◆ EXERCISE BRIEF ◆
Will you output all of the data below exactly, omitting the images?

◆ DATA SECTION ◆
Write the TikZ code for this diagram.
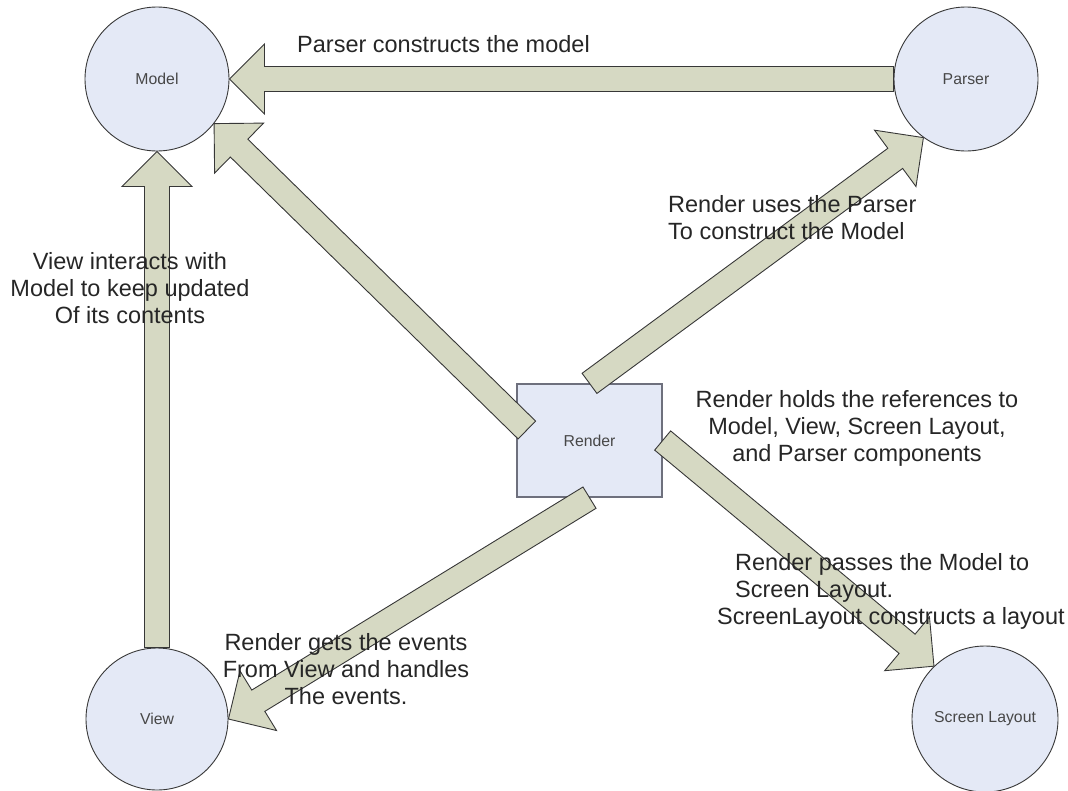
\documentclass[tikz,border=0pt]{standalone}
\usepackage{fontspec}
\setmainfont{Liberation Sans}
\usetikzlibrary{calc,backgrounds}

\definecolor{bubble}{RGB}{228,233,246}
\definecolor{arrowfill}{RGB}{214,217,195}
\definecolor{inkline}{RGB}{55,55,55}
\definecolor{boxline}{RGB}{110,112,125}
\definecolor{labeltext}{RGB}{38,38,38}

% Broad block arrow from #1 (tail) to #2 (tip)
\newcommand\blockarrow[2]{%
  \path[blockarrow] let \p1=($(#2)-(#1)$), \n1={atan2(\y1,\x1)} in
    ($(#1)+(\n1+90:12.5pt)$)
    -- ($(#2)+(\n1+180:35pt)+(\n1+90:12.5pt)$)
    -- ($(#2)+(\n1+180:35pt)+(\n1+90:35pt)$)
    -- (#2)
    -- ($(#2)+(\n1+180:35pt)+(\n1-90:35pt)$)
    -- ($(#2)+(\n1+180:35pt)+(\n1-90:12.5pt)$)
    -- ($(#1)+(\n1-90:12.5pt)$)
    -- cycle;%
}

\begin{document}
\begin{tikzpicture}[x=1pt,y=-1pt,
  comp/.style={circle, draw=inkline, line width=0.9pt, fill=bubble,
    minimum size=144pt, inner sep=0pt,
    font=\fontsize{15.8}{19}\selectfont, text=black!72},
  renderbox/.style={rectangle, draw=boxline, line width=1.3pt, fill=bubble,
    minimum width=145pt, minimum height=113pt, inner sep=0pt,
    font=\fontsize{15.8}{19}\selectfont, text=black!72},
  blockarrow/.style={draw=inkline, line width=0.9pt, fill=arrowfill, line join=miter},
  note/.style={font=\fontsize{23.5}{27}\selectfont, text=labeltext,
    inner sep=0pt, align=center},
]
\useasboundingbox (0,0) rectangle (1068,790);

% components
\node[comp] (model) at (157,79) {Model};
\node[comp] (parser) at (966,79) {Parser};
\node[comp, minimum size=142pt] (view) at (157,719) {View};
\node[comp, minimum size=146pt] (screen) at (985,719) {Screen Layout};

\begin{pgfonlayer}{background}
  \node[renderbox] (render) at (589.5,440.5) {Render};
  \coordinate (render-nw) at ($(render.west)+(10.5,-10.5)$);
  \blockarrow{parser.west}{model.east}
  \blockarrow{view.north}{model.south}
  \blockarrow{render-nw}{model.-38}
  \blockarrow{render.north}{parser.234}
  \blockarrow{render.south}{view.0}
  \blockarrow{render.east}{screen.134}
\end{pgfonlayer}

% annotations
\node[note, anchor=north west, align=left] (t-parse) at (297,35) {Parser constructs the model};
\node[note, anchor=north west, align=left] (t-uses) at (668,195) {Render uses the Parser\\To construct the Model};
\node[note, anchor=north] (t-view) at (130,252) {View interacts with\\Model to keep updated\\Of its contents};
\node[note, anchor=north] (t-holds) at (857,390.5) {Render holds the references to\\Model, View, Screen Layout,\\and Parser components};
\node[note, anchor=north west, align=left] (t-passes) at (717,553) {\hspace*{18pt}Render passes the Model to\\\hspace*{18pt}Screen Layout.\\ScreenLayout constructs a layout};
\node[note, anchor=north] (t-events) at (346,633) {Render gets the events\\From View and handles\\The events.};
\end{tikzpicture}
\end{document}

◆ SOLUTION ◆
Write the TikZ code for this diagram.
\documentclass[tikz,border=0pt]{standalone}
\usepackage{fontspec}
\setmainfont{Liberation Sans}
\usetikzlibrary{calc,backgrounds}

\definecolor{bubble}{RGB}{228,233,246}
\definecolor{arrowfill}{RGB}{214,217,195}
\definecolor{inkline}{RGB}{55,55,55}
\definecolor{boxline}{RGB}{110,112,125}
\definecolor{labeltext}{RGB}{38,38,38}

% Broad block arrow from #1 (tail) to #2 (tip)
\newcommand\blockarrow[2]{%
  \path[blockarrow] let \p1=($(#2)-(#1)$), \n1={atan2(\y1,\x1)} in
    ($(#1)+(\n1+90:12.5pt)$)
    -- ($(#2)+(\n1+180:35pt)+(\n1+90:12.5pt)$)
    -- ($(#2)+(\n1+180:35pt)+(\n1+90:35pt)$)
    -- (#2)
    -- ($(#2)+(\n1+180:35pt)+(\n1-90:35pt)$)
    -- ($(#2)+(\n1+180:35pt)+(\n1-90:12.5pt)$)
    -- ($(#1)+(\n1-90:12.5pt)$)
    -- cycle;%
}

\begin{document}
\begin{tikzpicture}[x=1pt,y=-1pt,
  comp/.style={circle, draw=inkline, line width=0.9pt, fill=bubble,
    minimum size=144pt, inner sep=0pt,
    font=\fontsize{15.8}{19}\selectfont, text=black!72},
  renderbox/.style={rectangle, draw=boxline, line width=1.3pt, fill=bubble,
    minimum width=145pt, minimum height=113pt, inner sep=0pt,
    font=\fontsize{15.8}{19}\selectfont, text=black!72},
  blockarrow/.style={draw=inkline, line width=0.9pt, fill=arrowfill, line join=miter},
  note/.style={font=\fontsize{23.5}{27}\selectfont, text=labeltext,
    inner sep=0pt, align=center},
]
\useasboundingbox (0,0) rectangle (1068,790);

% components
\node[comp] (model) at (157,79) {Model};
\node[comp] (parser) at (966,79) {Parser};
\node[comp, minimum size=142pt] (view) at (157,719) {View};
\node[comp, minimum size=146pt] (screen) at (985,719) {Screen Layout};

\begin{pgfonlayer}{background}
  \node[renderbox] (render) at (589.5,440.5) {Render};
  \coordinate (render-nw) at ($(render.west)+(10.5,-10.5)$);
  \blockarrow{parser.west}{model.east}
  \blockarrow{view.north}{model.south}
  \blockarrow{render-nw}{model.-38}
  \blockarrow{render.north}{parser.234}
  \blockarrow{render.south}{view.0}
  \blockarrow{render.east}{screen.134}
\end{pgfonlayer}

% annotations
\node[note, anchor=north west, align=left] (t-parse) at (297,35) {Parser constructs the model};
\node[note, anchor=north west, align=left] (t-uses) at (668,195) {Render uses the Parser\\To construct the Model};
\node[note, anchor=north] (t-view) at (130,252) {View interacts with\\Model to keep updated\\Of its contents};
\node[note, anchor=north] (t-holds) at (857,390.5) {Render holds the references to\\Model, View, Screen Layout,\\and Parser components};
\node[note, anchor=north west, align=left] (t-passes) at (717,553) {\hspace*{18pt}Render passes the Model to\\\hspace*{18pt}Screen Layout.\\ScreenLayout constructs a layout};
\node[note, anchor=north] (t-events) at (346,633) {Render gets the events\\From View and handles\\The events.};
\end{tikzpicture}
\end{document}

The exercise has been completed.